The tram was the primary means of transportation in Vitória in the early 20th century. The Caramuru Viaduct was built in 1925 under the administration of Florentino Avidos to connects Rua Dom Fernando and Rua Francisco Araújo via tram above Rua Caramuru. The idea was abandoned due to doubts about the ability of the viaduct to support trams and the lack of access curves. A tramway system never ran on the viaduct. Like most buildings and public squares in Vitória, the viaduct was built in the neoclassical style.

The viaduct was named as a tribute to the "Caramurus", or members of the Brotherhood of Saint Benedict of the Convent of Saint Francis. The brotherhood disbanded in the early 20th century. The name caused a conflict as another brotherhood dedicated to Saint Benedict existed at the Church of the Rosário; they were known as the "Peroás".

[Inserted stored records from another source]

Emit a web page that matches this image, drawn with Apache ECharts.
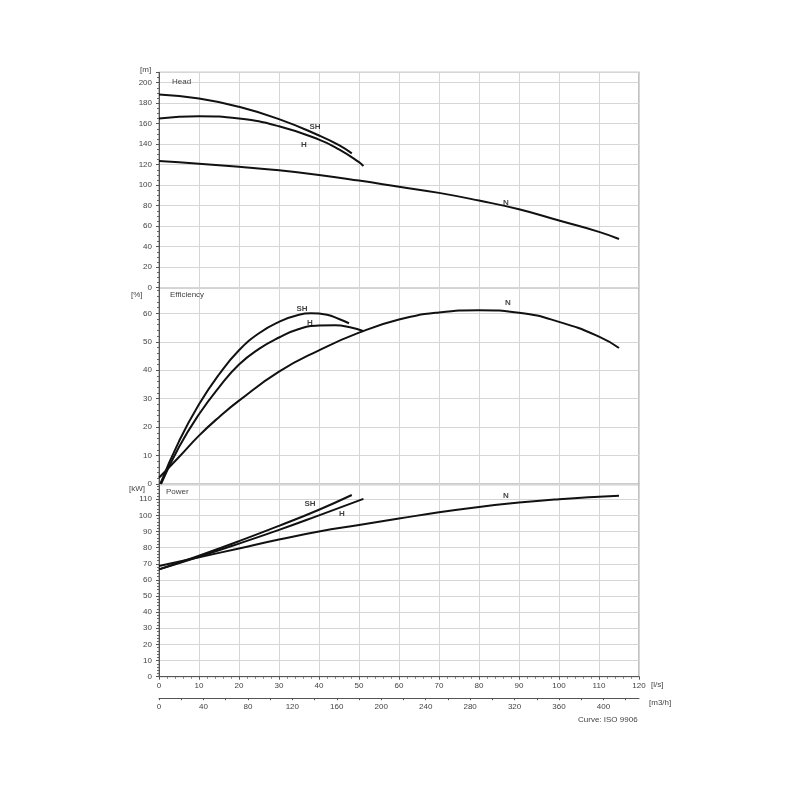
<!DOCTYPE html>
<html>
<head>
<meta charset="utf-8">
<script src="https://cdn.jsdelivr.net/npm/echarts@6/dist/echarts.min.js"></script>
<style>html,body{margin:0;padding:0;background:#fff}#c{width:800px;height:800px}</style>
</head>
<body>
<div id="c"></div>
<script>
// ---------- DATA (flow in l/s) ----------
const headQ_SH = [0, 10, 20, 30, 40, 45, 48.2];
const head_SH  = [188.5, 184.5, 176.5, 164.5, 148.5, 139, 131];
const headQ_H  = [0, 10, 20, 30, 40, 45, 50, 51.1];
const head_H   = [165, 167.3, 165, 157.5, 144.5, 135, 122.5, 118.7];
const headQ_N  = [0, 10, 20, 30, 40, 50, 60, 70, 80, 90, 100, 110, 115];
const head_N   = [123.5, 121, 118, 114.5, 110, 104.5, 98.5, 92.5, 85, 76.5, 65.5, 54.5, 47.5];

const effQ_SH = [0.3, 5, 10, 15, 20, 25, 30, 35, 38, 42, 45, 47.5];
const eff_SH  = [0, 15, 28, 38.5, 47, 53, 57, 59.5, 60, 59.5, 58, 56.5];
const effQ_H  = [0.5, 5, 10, 15, 20, 25, 30, 35, 40, 44, 48, 51];
const eff_H   = [0, 13, 24.5, 34, 42, 47.5, 51.5, 54.5, 55.7, 55.8, 55, 53.8];
const effQ_N  = [0, 5, 10, 15, 20, 30, 40, 50, 60, 70, 80, 90, 100, 110, 115];
const eff_N   = [2.2, 9.5, 17, 23.5, 29.3, 39.5, 47, 53.2, 57.8, 60.3, 61.1, 60.2, 57, 51.8, 47.8];

const powQ_SH = [0, 10, 20, 30, 40, 48.2];
const pow_SH  = [66.5, 75, 84, 93.5, 103.5, 112.6];
const powQ_H  = [0, 10, 20, 30, 40, 51.1];
const pow_H   = [66.5, 74.3, 82.5, 91, 100, 110.2];
const powQ_N  = [0, 10, 20, 30, 40, 50, 60, 70, 80, 90, 100, 110, 115];
const pow_N   = [68.6, 74, 79.5, 85, 90, 94, 98, 101.9, 105.2, 107.9, 110, 111.6, 112.2];

// curve labels [x, y, text]
const headLabels = [[39, 156.8, 'SH'], [36.25, 139.2, 'H'], [86.75, 82.6, 'N']];
const effLabels  = [[35.75, 61.5, 'SH'], [37.75, 56.6, 'H'], [87.25, 63.6, 'N']];
const powLabels  = [[37.75, 107, 'SH'], [45.75, 100.9, 'H'], [86.75, 112, 'N']];

// axis ranges / ticks
const flowMax = 120, flowStep = 10;
const m3hMax = 432, m3hStep = 20, m3hLabelStep = 40;
const headMax = 210, headStep = 20;
const effMax = 69, effStep = 10;
const powMax = 119, powStep = 10;

// ---------- CHART ----------
const zip = (xs, ys) => xs.map((x, i) => [x, ys[i]]);
const chart = echarts.init(document.getElementById('c'), null, {renderer: 'canvas'});
const txt = '#444';
const grids = [
  {left: 159, width: 480, top: 72.45, height: 215.25},
  {left: 159, width: 480, top: 287.7, height: 196.3},
  {left: 159, width: 480, top: 484.7, height: 192}
].map(g => Object.assign(g, {show: true, borderColor: '#9a9a9a', borderWidth: 1.2, backgroundColor: 'transparent'}));

function xAx(i, showLabels) {
  return {
    type: 'value', gridIndex: i, min: 0, max: flowMax, interval: flowStep,
    axisLine: {show: showLabels, lineStyle: {color: '#555', width: 1}},
    axisTick: {show: showLabels, length: 3, lineStyle: {color: '#555'}},
    minorTick: {show: showLabels, splitNumber: 5, length: 2, lineStyle: {color: '#777'}},
    axisLabel: {show: showLabels, color: txt, fontSize: 8, margin: 5, fontFamily: 'Liberation Sans'},
    splitLine: {show: true, lineStyle: {color: '#d6d6d6', width: 1}}
  };
}
function yAx(i, max, step, minorSplit) {
  return {
    type: 'value', gridIndex: i, min: 0, max: max, interval: step,
    axisLine: {show: true, lineStyle: {color: '#555', width: 1}},
    axisTick: {show: true, length: 3, lineStyle: {color: '#555'}},
    minorTick: {show: true, splitNumber: minorSplit, length: 2, lineStyle: {color: '#666'}},
    axisLabel: {color: txt, fontSize: 8, margin: 7, fontFamily: 'Liberation Sans',
      formatter: v => (Math.abs(v % step) < 1e-9 ? String(v) : '')},
    splitLine: {show: true, lineStyle: {color: '#d6d6d6', width: 1}}
  };
}
const xAxes = [xAx(0, false), xAx(1, false), xAx(2, true), {
  type: 'value', gridIndex: 2, position: 'bottom', offset: 21.5,
  min: 0, max: m3hMax, interval: m3hStep,
  axisLine: {show: true, onZero: false, lineStyle: {color: '#555', width: 1}},
  axisTick: {show: true, length: 2, inside: false, lineStyle: {color: '#555'}},
  axisLabel: {color: txt, fontSize: 8, margin: 5, fontFamily: 'Liberation Sans', showMaxLabel: false,
    formatter: v => (v % m3hLabelStep === 0 ? String(v) : '')},
  splitLine: {show: false}
}];
const yAxes = [yAx(0, headMax, headStep, 4), yAx(1, effMax, effStep, 5), yAx(2, powMax, powStep, 5)];

function line(idx, xs, ys) {
  return {type: 'line', xAxisIndex: idx, yAxisIndex: idx, data: zip(xs, ys), smooth: 0.5,
    showSymbol: false, symbol: 'none', silent: true,
    lineStyle: {color: '#111', width: 2}};
}
function labels(idx, arr) {
  return {type: 'scatter', xAxisIndex: idx, yAxisIndex: idx, data: arr, symbolSize: 2,
    itemStyle: {color: 'rgba(0,0,0,0)'}, silent: true, z: 5,
    label: {show: true, position: 'inside', formatter: p => p.value[2], color: '#111',
      fontSize: 8, fontWeight: 'bold', fontFamily: 'Liberation Sans'}};
}
const series = [
  line(0, headQ_SH, head_SH), line(0, headQ_H, head_H), line(0, headQ_N, head_N),
  line(1, effQ_SH, eff_SH), line(1, effQ_H, eff_H), line(1, effQ_N, eff_N),
  line(2, powQ_SH, pow_SH), line(2, powQ_H, pow_H), line(2, powQ_N, pow_N),
  labels(0, headLabels), labels(1, effLabels), labels(2, powLabels)
];
const t = (x, y, s, extra) => ({type: 'text', left: x, top: y, silent: true, z: 10,
  style: Object.assign({text: s, fill: txt, fontSize: 8, fontFamily: 'Liberation Sans'}, extra || {})});
const graphic = [
  t(140, 66, '[m]'), t(172, 78, 'Head'),
  t(131, 291, '[%]'), t(170, 291, 'Efficiency'),
  t(129, 485, '[kW]'), t(166, 488, 'Power'),
  t(651, 681, '[l/s]'), t(649, 699, '[m3/h]'),
  t(578, 716, 'Curve: ISO 9906')
];
chart.setOption({animation: false, backgroundColor: '#fff', grid: grids, xAxis: xAxes, yAxis: yAxes, series, graphic});
</script>
</body>
</html>
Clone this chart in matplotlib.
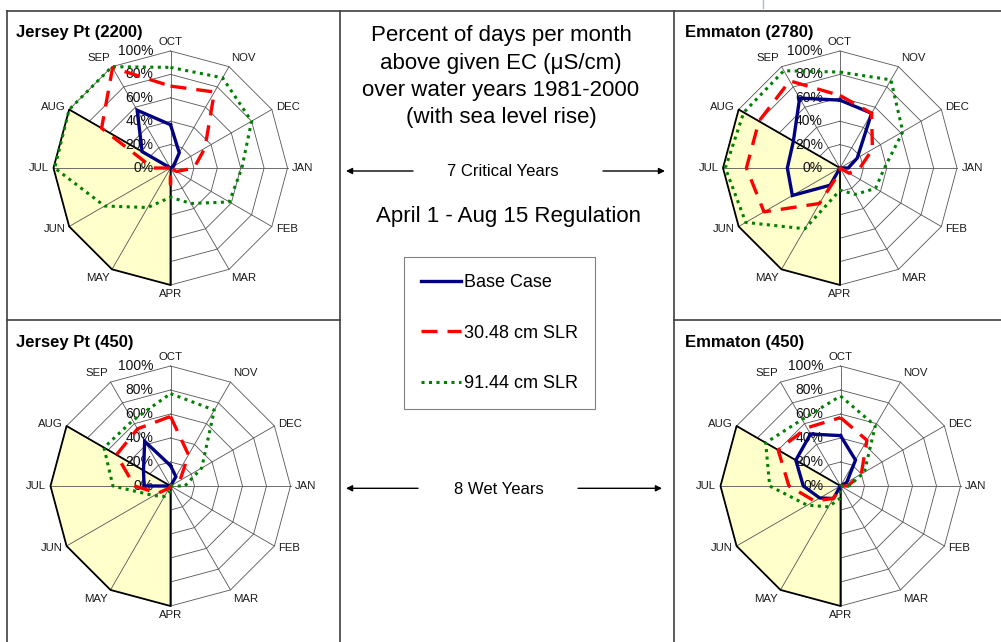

Public works in the 1930s resulted in the widening of streets and the viaduct. A set of colonial-period homes near the Igreja de São Gonçalo were demolished to complete the works.

==Protected status==

The Caramuru Viaduct is a designated heritage site by the Municipal Prefecture of Vitoria.

==Access==

The viaduct is located within a public space and may be accessed.